▶ [Information shown]:
● ● ● ● ●

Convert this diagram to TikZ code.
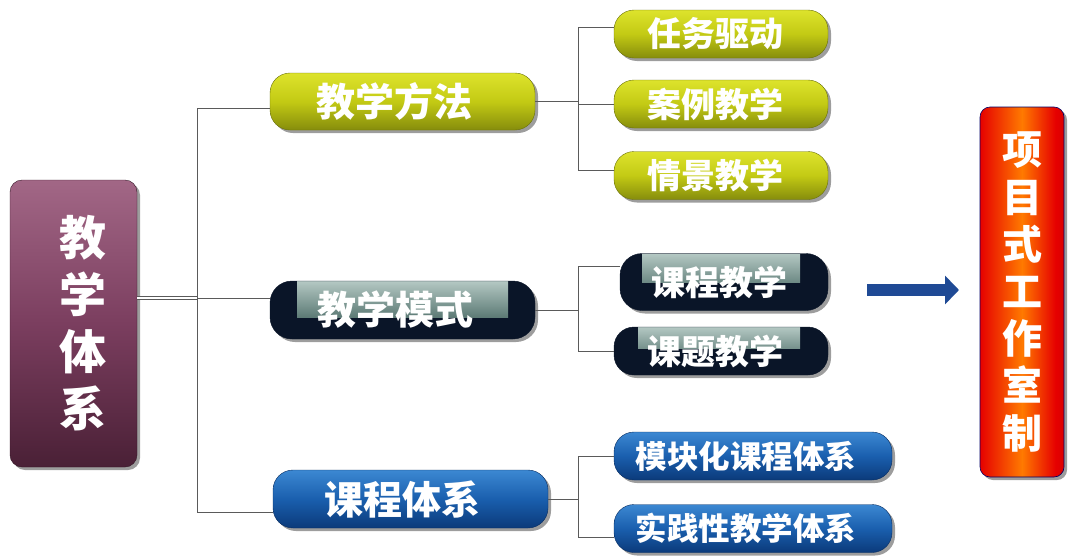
\documentclass[tikz,border=0pt]{standalone}
\usepackage{fontspec}
\newfontfamily\cjk{Noto Sans CJK SC}
\usetikzlibrary{shadows,arrows.meta}
\definecolor{lineg}{HTML}{5A5A5A}
\definecolor{purT}{HTML}{A26786}
\definecolor{purM}{HTML}{7B3E5F}
\definecolor{purB}{HTML}{4A2036}
\definecolor{olT}{HTML}{DDE32C}
\definecolor{olM}{HTML}{C3CA14}
\definecolor{olB}{HTML}{868D0C}
\definecolor{blT}{HTML}{3C88D2}
\definecolor{blM}{HTML}{1A5FAE}
\definecolor{blB}{HTML}{0B3A7A}
\definecolor{navy}{HTML}{0A1528}
\definecolor{tealT}{HTML}{B4C8C3}
\definecolor{tealM}{HTML}{3F6963}
\definecolor{tealB}{HTML}{284C47}
\definecolor{arrowb}{HTML}{1F4A95}
\definecolor{dred}{HTML}{6E0000}
\definecolor{rred}{HTML}{E60000}
\definecolor{oorange}{HTML}{FF7A00}
\pgfdeclarehorizontalshading{redorange}{100bp}{color(0bp)=(dred); color(25bp)=(rred); color(50bp)=(oorange); color(70bp)=(rred); color(90bp)=(rred!80!black); color(100bp)=(dred)}
\tikzset{
  conn/.style={draw=lineg, line width=0.8pt},
  boxbase/.style={text=white, font=\cjk\bfseries, inner sep=0pt, align=center,
    drop shadow={shadow xshift=3pt, shadow yshift=-3pt, fill=black!55, opacity=0.7}},
  tleft/.style={execute at begin node={\hspace*{-#1}}},
  tealshade/.style={sharp corners, top color=tealT, middle color=tealM, bottom color=tealB},
  rootbox/.style={boxbase, rounded corners=12pt, minimum width=127pt, minimum height=287pt,
    top color=purT, bottom color=purB, middle color=purM, draw=purB!70!black, line width=0.4pt},
  olivebox/.style={boxbase, rounded corners=20pt, top color=olT, bottom color=olB, middle color=olM,
    draw=olB!80!black, line width=0.4pt},
  bluebox/.style={boxbase, rounded corners=20pt, top color=blT, bottom color=blB, middle color=blM,
    draw=blB!80!black, line width=0.4pt},
  navybox/.style={boxbase, rounded corners=22pt, fill=navy, draw=navy},
  redbox/.style={boxbase, rounded corners=10pt, minimum width=84pt, minimum height=370pt,
    shading=redorange, draw=blue!40!black, line width=0.6pt},
}
\begin{document}
\begin{tikzpicture}[x=1pt,y=-1pt]
\useasboundingbox (0,0) rectangle (1080,560);
% root
\node[rootbox, font=\cjk\bfseries\fontsize{47}{57}\selectfont] (root) at (73.5,323.5)
  {\hspace*{20pt}教\\\hspace*{20pt}学\\\hspace*{20pt}体\\\hspace*{20pt}系};
% level 1
\node[olivebox, tleft=16pt, minimum width=265pt, minimum height=57pt, font=\cjk\bfseries\fontsize{39}{40}\selectfont] (fa) at (402.5,101.5) {教学方法};
\node[navybox, tleft=14pt, minimum width=265pt, minimum height=58pt, font=\cjk\bfseries\fontsize{39}{40}\selectfont,
  path picture={\shade[tealshade]
    ([xshift=27pt]path picture bounding box.north west) rectangle ([xshift=-27pt,yshift=-36pt]path picture bounding box.north east);}] (mo) at (402.5,310) {\raisebox{-6pt}{教学模式}};
\node[bluebox, tleft=16pt, minimum width=275pt, minimum height=58pt, font=\cjk\bfseries\fontsize{39}{40}\selectfont] (ke) at (410.5,499) {课程体系};
% level 2
\node[olivebox, tleft=12pt, minimum width=214pt, minimum height=48pt, font=\cjk\bfseries\fontsize{34}{36}\selectfont] (a1) at (721,34) {任务驱动};
\node[olivebox, tleft=12pt, minimum width=214pt, minimum height=48pt, font=\cjk\bfseries\fontsize{34}{36}\selectfont] (a2) at (721,104) {案例教学};
\node[olivebox, tleft=12pt, minimum width=214pt, minimum height=48pt, font=\cjk\bfseries\fontsize{34}{36}\selectfont] (a3) at (721,175.5) {情景教学};
\node[navybox, tleft=10pt, minimum width=208pt, minimum height=57pt, font=\cjk\bfseries\fontsize{34}{36}\selectfont,
  path picture={\shade[tealshade]
    ([xshift=22pt]path picture bounding box.north west) rectangle ([xshift=-28pt,yshift=-29pt]path picture bounding box.north east);}] (b1) at (724,282) {\raisebox{-6pt}{课程教学}};
\node[navybox, tleft=12pt, rounded corners=20pt, minimum width=214pt, minimum height=48pt, font=\cjk\bfseries\fontsize{34}{36}\selectfont,
  path picture={\shade[tealshade]
    ([xshift=24pt]path picture bounding box.north west) rectangle ([xshift=-28pt,yshift=-21pt]path picture bounding box.north east);}] (b2) at (721,351) {课题教学};
\node[bluebox, tleft=14pt, minimum width=278pt, minimum height=48pt, font=\cjk\bfseries\fontsize{31.5}{34}\selectfont] (c1) at (753,456) {模块化课程体系};
\node[bluebox, tleft=14pt, minimum width=278pt, minimum height=48pt, font=\cjk\bfseries\fontsize{31.5}{34}\selectfont] (c2) at (753,528.5) {实践性教学体系};
% result box
\node[redbox, font=\cjk\bfseries\fontsize{40}{47.2}\selectfont] (res) at (1022,292) {项\\目\\式\\工\\作\\室\\制};
% connectors root -> level 1
\coordinate (r) at (197,298);
\draw[conn, double=white, double distance=2.5pt, line width=0.6pt] (root.east |- r) -- (r);
\draw[conn] (r) |- ([yshift=-6.5pt]fa.west);
\draw[conn] (r) |- ([yshift=-13pt]ke.west);
\draw[conn] (r) -- (mo.west |- r);
% level 1 -> level 2
\coordinate (ja) at (578,103);
\draw[conn] (fa.east) -- (ja |- fa.east);
\draw[conn] (ja |- fa.east) |- ([yshift=7pt]a1.west);
\draw[conn] (ja |- fa.east) |- (a2.west);
\draw[conn] (ja |- fa.east) |- ([yshift=5.5pt]a3.west);
\coordinate (jb) at (578,310);
\draw[conn] (mo.east) -- (jb |- mo.east);
\draw[conn] (jb |- mo.east) |- ([yshift=16pt]b1.west);
\draw[conn] (jb |- mo.east) |- (b2.west);
\coordinate (jc) at (578,499);
\draw[conn] (ke.east) -- (jc |- ke.east);
\draw[conn] (jc |- ke.east) |- (c1.west);
\draw[conn] (jc |- ke.east) |- ([yshift=-8.5pt]c2.west);
% block arrow
\coordinate (as) at (867,290);
\coordinate (ae) at (959,290);
\draw[arrowb, line width=12pt, -{Triangle[width=28pt,length=14pt]}] (as) -- (ae);
\end{tikzpicture}
\end{document}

● ● ● ● ●

▶ [What the task asks]: Restate the whole of the material word for word without the pictures.

▶ [Result of this task]:
Convert this diagram to TikZ code.
\documentclass[tikz,border=0pt]{standalone}
\usepackage{fontspec}
\newfontfamily\cjk{Noto Sans CJK SC}
\usetikzlibrary{shadows,arrows.meta}
\definecolor{lineg}{HTML}{5A5A5A}
\definecolor{purT}{HTML}{A26786}
\definecolor{purM}{HTML}{7B3E5F}
\definecolor{purB}{HTML}{4A2036}
\definecolor{olT}{HTML}{DDE32C}
\definecolor{olM}{HTML}{C3CA14}
\definecolor{olB}{HTML}{868D0C}
\definecolor{blT}{HTML}{3C88D2}
\definecolor{blM}{HTML}{1A5FAE}
\definecolor{blB}{HTML}{0B3A7A}
\definecolor{navy}{HTML}{0A1528}
\definecolor{tealT}{HTML}{B4C8C3}
\definecolor{tealM}{HTML}{3F6963}
\definecolor{tealB}{HTML}{284C47}
\definecolor{arrowb}{HTML}{1F4A95}
\definecolor{dred}{HTML}{6E0000}
\definecolor{rred}{HTML}{E60000}
\definecolor{oorange}{HTML}{FF7A00}
\pgfdeclarehorizontalshading{redorange}{100bp}{color(0bp)=(dred); color(25bp)=(rred); color(50bp)=(oorange); color(70bp)=(rred); color(90bp)=(rred!80!black); color(100bp)=(dred)}
\tikzset{
  conn/.style={draw=lineg, line width=0.8pt},
  boxbase/.style={text=white, font=\cjk\bfseries, inner sep=0pt, align=center,
    drop shadow={shadow xshift=3pt, shadow yshift=-3pt, fill=black!55, opacity=0.7}},
  tleft/.style={execute at begin node={\hspace*{-#1}}},
  tealshade/.style={sharp corners, top color=tealT, middle color=tealM, bottom color=tealB},
  rootbox/.style={boxbase, rounded corners=12pt, minimum width=127pt, minimum height=287pt,
    top color=purT, bottom color=purB, middle color=purM, draw=purB!70!black, line width=0.4pt},
  olivebox/.style={boxbase, rounded corners=20pt, top color=olT, bottom color=olB, middle color=olM,
    draw=olB!80!black, line width=0.4pt},
  bluebox/.style={boxbase, rounded corners=20pt, top color=blT, bottom color=blB, middle color=blM,
    draw=blB!80!black, line width=0.4pt},
  navybox/.style={boxbase, rounded corners=22pt, fill=navy, draw=navy},
  redbox/.style={boxbase, rounded corners=10pt, minimum width=84pt, minimum height=370pt,
    shading=redorange, draw=blue!40!black, line width=0.6pt},
}
\begin{document}
\begin{tikzpicture}[x=1pt,y=-1pt]
\useasboundingbox (0,0) rectangle (1080,560);
% root
\node[rootbox, font=\cjk\bfseries\fontsize{47}{57}\selectfont] (root) at (73.5,323.5)
  {\hspace*{20pt}教\\\hspace*{20pt}学\\\hspace*{20pt}体\\\hspace*{20pt}系};
% level 1
\node[olivebox, tleft=16pt, minimum width=265pt, minimum height=57pt, font=\cjk\bfseries\fontsize{39}{40}\selectfont] (fa) at (402.5,101.5) {教学方法};
\node[navybox, tleft=14pt, minimum width=265pt, minimum height=58pt, font=\cjk\bfseries\fontsize{39}{40}\selectfont,
  path picture={\shade[tealshade]
    ([xshift=27pt]path picture bounding box.north west) rectangle ([xshift=-27pt,yshift=-36pt]path picture bounding box.north east);}] (mo) at (402.5,310) {\raisebox{-6pt}{教学模式}};
\node[bluebox, tleft=16pt, minimum width=275pt, minimum height=58pt, font=\cjk\bfseries\fontsize{39}{40}\selectfont] (ke) at (410.5,499) {课程体系};
% level 2
\node[olivebox, tleft=12pt, minimum width=214pt, minimum height=48pt, font=\cjk\bfseries\fontsize{34}{36}\selectfont] (a1) at (721,34) {任务驱动};
\node[olivebox, tleft=12pt, minimum width=214pt, minimum height=48pt, font=\cjk\bfseries\fontsize{34}{36}\selectfont] (a2) at (721,104) {案例教学};
\node[olivebox, tleft=12pt, minimum width=214pt, minimum height=48pt, font=\cjk\bfseries\fontsize{34}{36}\selectfont] (a3) at (721,175.5) {情景教学};
\node[navybox, tleft=10pt, minimum width=208pt, minimum height=57pt, font=\cjk\bfseries\fontsize{34}{36}\selectfont,
  path picture={\shade[tealshade]
    ([xshift=22pt]path picture bounding box.north west) rectangle ([xshift=-28pt,yshift=-29pt]path picture bounding box.north east);}] (b1) at (724,282) {\raisebox{-6pt}{课程教学}};
\node[navybox, tleft=12pt, rounded corners=20pt, minimum width=214pt, minimum height=48pt, font=\cjk\bfseries\fontsize{34}{36}\selectfont,
  path picture={\shade[tealshade]
    ([xshift=24pt]path picture bounding box.north west) rectangle ([xshift=-28pt,yshift=-21pt]path picture bounding box.north east);}] (b2) at (721,351) {课题教学};
\node[bluebox, tleft=14pt, minimum width=278pt, minimum height=48pt, font=\cjk\bfseries\fontsize{31.5}{34}\selectfont] (c1) at (753,456) {模块化课程体系};
\node[bluebox, tleft=14pt, minimum width=278pt, minimum height=48pt, font=\cjk\bfseries\fontsize{31.5}{34}\selectfont] (c2) at (753,528.5) {实践性教学体系};
% result box
\node[redbox, font=\cjk\bfseries\fontsize{40}{47.2}\selectfont] (res) at (1022,292) {项\\目\\式\\工\\作\\室\\制};
% connectors root -> level 1
\coordinate (r) at (197,298);
\draw[conn, double=white, double distance=2.5pt, line width=0.6pt] (root.east |- r) -- (r);
\draw[conn] (r) |- ([yshift=-6.5pt]fa.west);
\draw[conn] (r) |- ([yshift=-13pt]ke.west);
\draw[conn] (r) -- (mo.west |- r);
% level 1 -> level 2
\coordinate (ja) at (578,103);
\draw[conn] (fa.east) -- (ja |- fa.east);
\draw[conn] (ja |- fa.east) |- ([yshift=7pt]a1.west);
\draw[conn] (ja |- fa.east) |- (a2.west);
\draw[conn] (ja |- fa.east) |- ([yshift=5.5pt]a3.west);
\coordinate (jb) at (578,310);
\draw[conn] (mo.east) -- (jb |- mo.east);
\draw[conn] (jb |- mo.east) |- ([yshift=16pt]b1.west);
\draw[conn] (jb |- mo.east) |- (b2.west);
\coordinate (jc) at (578,499);
\draw[conn] (ke.east) -- (jc |- ke.east);
\draw[conn] (jc |- ke.east) |- (c1.west);
\draw[conn] (jc |- ke.east) |- ([yshift=-8.5pt]c2.west);
% block arrow
\coordinate (as) at (867,290);
\coordinate (ae) at (959,290);
\draw[arrowb, line width=12pt, -{Triangle[width=28pt,length=14pt]}] (as) -- (ae);
\end{tikzpicture}
\end{document}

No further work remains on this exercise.